--- Task instructions ---
Give again, word for word, each line from the top of the listing through the line that holds "131.9, 143.8, 180];".
----- Information provided -----
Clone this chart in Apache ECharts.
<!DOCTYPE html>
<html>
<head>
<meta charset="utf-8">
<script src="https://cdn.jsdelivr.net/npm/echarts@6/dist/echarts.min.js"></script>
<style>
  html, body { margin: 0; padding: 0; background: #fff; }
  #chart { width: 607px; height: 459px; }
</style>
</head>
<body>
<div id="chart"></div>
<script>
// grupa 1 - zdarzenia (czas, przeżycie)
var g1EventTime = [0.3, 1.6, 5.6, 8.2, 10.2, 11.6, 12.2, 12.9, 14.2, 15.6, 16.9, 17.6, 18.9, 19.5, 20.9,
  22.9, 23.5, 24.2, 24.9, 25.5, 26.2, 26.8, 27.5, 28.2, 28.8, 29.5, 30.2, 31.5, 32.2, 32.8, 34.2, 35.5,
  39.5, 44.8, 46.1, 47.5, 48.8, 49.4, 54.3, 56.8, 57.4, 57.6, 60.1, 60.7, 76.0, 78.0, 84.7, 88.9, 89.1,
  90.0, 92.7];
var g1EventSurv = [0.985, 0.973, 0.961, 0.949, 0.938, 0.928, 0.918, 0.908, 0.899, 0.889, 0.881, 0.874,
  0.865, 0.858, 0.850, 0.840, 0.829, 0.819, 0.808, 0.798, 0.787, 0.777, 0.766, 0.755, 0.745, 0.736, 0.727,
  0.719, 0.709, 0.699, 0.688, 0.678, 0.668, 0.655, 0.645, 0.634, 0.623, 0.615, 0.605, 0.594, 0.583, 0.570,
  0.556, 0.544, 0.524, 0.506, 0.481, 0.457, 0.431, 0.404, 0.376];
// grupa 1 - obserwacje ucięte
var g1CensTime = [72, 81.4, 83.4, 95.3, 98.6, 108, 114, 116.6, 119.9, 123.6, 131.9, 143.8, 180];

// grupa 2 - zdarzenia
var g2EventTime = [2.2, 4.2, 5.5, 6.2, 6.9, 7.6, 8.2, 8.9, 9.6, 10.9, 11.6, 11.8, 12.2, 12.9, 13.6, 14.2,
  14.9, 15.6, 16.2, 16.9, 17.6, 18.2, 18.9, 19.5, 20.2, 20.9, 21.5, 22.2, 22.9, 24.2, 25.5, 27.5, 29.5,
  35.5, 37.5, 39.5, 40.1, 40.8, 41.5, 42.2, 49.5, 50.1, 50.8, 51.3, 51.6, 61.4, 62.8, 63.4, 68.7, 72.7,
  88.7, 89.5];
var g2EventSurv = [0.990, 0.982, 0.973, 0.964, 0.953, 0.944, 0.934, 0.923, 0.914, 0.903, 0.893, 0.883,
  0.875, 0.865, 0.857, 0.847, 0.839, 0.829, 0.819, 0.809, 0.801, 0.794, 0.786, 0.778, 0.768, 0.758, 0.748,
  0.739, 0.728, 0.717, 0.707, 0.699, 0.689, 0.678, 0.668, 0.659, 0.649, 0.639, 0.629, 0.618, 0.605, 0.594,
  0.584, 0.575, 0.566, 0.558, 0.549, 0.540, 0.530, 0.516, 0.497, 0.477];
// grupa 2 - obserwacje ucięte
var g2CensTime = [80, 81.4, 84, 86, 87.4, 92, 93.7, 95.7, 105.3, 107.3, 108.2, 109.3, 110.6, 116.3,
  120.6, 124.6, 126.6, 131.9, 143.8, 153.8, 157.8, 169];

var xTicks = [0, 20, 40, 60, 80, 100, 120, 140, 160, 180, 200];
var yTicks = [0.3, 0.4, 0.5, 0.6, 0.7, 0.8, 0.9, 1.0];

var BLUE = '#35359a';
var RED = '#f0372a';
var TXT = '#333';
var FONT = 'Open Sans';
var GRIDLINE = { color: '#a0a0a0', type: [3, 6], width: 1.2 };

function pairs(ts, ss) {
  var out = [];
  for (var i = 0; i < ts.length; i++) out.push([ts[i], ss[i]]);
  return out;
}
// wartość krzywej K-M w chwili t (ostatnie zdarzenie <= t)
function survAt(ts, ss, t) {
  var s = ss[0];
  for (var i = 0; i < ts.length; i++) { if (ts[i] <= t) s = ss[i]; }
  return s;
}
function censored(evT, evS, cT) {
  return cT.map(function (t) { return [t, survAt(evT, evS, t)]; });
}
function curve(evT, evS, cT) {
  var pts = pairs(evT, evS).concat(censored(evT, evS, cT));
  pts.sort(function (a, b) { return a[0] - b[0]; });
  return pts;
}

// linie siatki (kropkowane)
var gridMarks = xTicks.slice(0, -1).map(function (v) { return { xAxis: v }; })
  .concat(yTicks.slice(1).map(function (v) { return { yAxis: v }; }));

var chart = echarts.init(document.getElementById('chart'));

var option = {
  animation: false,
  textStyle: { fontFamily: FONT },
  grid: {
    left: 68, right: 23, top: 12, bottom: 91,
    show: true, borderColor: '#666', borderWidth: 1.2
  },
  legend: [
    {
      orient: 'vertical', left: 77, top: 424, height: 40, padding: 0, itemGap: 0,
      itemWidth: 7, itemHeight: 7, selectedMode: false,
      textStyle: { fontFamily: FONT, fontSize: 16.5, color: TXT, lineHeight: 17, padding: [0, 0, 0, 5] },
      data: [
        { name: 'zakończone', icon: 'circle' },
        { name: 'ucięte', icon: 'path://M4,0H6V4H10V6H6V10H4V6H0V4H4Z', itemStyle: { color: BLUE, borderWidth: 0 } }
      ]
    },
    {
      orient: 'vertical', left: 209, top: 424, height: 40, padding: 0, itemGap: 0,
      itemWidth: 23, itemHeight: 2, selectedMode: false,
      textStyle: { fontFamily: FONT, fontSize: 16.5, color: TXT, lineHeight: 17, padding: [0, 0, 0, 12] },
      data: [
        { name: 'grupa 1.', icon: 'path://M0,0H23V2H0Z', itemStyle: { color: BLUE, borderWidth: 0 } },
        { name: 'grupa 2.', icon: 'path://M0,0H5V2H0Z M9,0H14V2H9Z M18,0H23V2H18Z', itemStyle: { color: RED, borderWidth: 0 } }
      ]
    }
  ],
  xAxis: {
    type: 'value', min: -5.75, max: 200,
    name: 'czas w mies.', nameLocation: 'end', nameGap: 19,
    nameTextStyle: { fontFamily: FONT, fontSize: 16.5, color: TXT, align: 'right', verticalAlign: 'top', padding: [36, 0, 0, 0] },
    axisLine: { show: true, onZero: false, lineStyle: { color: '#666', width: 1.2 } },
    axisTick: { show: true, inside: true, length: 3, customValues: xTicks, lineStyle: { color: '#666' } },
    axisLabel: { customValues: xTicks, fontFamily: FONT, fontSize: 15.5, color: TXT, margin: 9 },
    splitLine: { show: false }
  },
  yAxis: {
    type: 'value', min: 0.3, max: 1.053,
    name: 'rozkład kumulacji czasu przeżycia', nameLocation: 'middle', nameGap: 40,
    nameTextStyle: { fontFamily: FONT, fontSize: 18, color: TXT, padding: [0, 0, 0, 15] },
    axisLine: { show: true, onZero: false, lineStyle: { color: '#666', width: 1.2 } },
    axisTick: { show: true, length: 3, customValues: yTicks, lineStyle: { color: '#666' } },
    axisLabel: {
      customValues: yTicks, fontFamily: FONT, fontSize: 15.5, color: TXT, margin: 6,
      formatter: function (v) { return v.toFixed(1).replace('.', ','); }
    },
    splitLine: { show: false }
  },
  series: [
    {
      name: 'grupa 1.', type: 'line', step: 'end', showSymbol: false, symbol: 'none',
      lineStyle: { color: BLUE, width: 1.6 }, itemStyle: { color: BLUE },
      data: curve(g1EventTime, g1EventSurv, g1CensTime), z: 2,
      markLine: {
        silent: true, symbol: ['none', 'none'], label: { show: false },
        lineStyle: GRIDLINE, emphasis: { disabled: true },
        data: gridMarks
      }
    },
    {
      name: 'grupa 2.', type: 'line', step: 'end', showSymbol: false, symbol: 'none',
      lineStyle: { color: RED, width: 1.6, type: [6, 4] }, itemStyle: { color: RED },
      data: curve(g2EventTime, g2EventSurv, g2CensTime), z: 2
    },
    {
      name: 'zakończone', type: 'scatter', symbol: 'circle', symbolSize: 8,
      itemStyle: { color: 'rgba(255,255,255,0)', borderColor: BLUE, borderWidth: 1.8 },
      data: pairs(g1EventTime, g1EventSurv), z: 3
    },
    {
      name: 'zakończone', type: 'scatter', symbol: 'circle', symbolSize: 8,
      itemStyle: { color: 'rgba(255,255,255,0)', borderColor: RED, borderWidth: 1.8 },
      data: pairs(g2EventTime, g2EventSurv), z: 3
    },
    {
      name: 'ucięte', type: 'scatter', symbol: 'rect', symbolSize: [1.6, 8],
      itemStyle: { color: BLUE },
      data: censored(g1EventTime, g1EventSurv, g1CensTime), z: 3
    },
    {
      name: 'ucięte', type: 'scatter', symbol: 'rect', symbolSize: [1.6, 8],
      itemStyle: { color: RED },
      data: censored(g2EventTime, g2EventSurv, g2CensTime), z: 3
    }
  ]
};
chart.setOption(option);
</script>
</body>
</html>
-----
--- Result of this task ---
Clone this chart in Apache ECharts.
<!DOCTYPE html>
<html>
<head>
<meta charset="utf-8">
<script src="https://cdn.jsdelivr.net/npm/echarts@6/dist/echarts.min.js"></script>
<style>
  html, body { margin: 0; padding: 0; background: #fff; }
  #chart { width: 607px; height: 459px; }
</style>
</head>
<body>
<div id="chart"></div>
<script>
// grupa 1 - zdarzenia (czas, przeżycie)
var g1EventTime = [0.3, 1.6, 5.6, 8.2, 10.2, 11.6, 12.2, 12.9, 14.2, 15.6, 16.9, 17.6, 18.9, 19.5, 20.9,
  22.9, 23.5, 24.2, 24.9, 25.5, 26.2, 26.8, 27.5, 28.2, 28.8, 29.5, 30.2, 31.5, 32.2, 32.8, 34.2, 35.5,
  39.5, 44.8, 46.1, 47.5, 48.8, 49.4, 54.3, 56.8, 57.4, 57.6, 60.1, 60.7, 76.0, 78.0, 84.7, 88.9, 89.1,
  90.0, 92.7];
var g1EventSurv = [0.985, 0.973, 0.961, 0.949, 0.938, 0.928, 0.918, 0.908, 0.899, 0.889, 0.881, 0.874,
  0.865, 0.858, 0.850, 0.840, 0.829, 0.819, 0.808, 0.798, 0.787, 0.777, 0.766, 0.755, 0.745, 0.736, 0.727,
  0.719, 0.709, 0.699, 0.688, 0.678, 0.668, 0.655, 0.645, 0.634, 0.623, 0.615, 0.605, 0.594, 0.583, 0.570,
  0.556, 0.544, 0.524, 0.506, 0.481, 0.457, 0.431, 0.404, 0.376];
// grupa 1 - obserwacje ucięte
var g1CensTime = [72, 81.4, 83.4, 95.3, 98.6, 108, 114, 116.6, 119.9, 123.6, 131.9, 143.8, 180];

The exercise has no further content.